I think the experiment had only limited relevance to our understanding of the actions of the German people under Nazi rule. In the experiment, the professor had no power to enforce his orders. In Nazi Germany, the enforcement powers went from simple reprimand all the way to imprisonment and death. In addition, the role of the learner in the experiment was markedly different from the victimized Jews, Gypsies, gay men and others under Nazism, who had not volunteered to be in an "experiment" and had no ability to stop their suffering.

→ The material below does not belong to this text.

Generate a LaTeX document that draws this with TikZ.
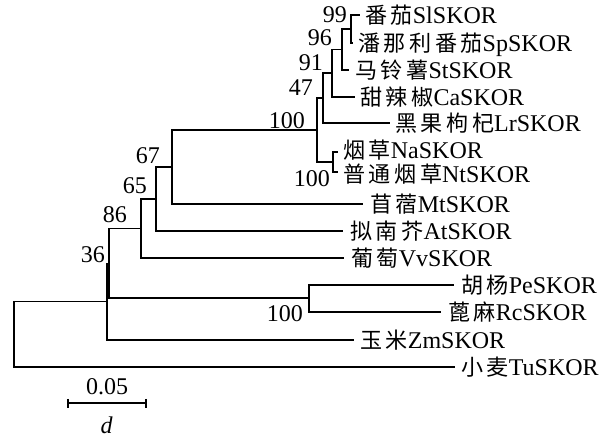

The results of the Milgram experiment should not surprise us. Most people unquestioningly obey orders from authorities, and refusal is unusual. As children, after all, we are taught to obey our parents, teachers, employers and law enforcement officers. Perhaps that is why examples of refusal to obey immoral orders excite my admiration. This is especially so of the Israeli soldiers and pilots who are currently defending the morality of their country and of the Jewish people by refusing to serve in the Occupied Territories. Some are paying a high price in lost jobs, destroyed careers and jail time for their actions. Their situation cannot be directly compared to that of us who were tested in the Milgram experiment, for they are not being explicitly ordered to injure innocent people (although they know that the "collateral damage" of their military actions includes innocents), nor are the people being killed and injured voluntarily participating in an experiment. Still, the results of the Milgram experiment demonstrates how rare and heroic is the "Courage to Refuse" (as one of their organizations is named). These are people who deserve to be honored.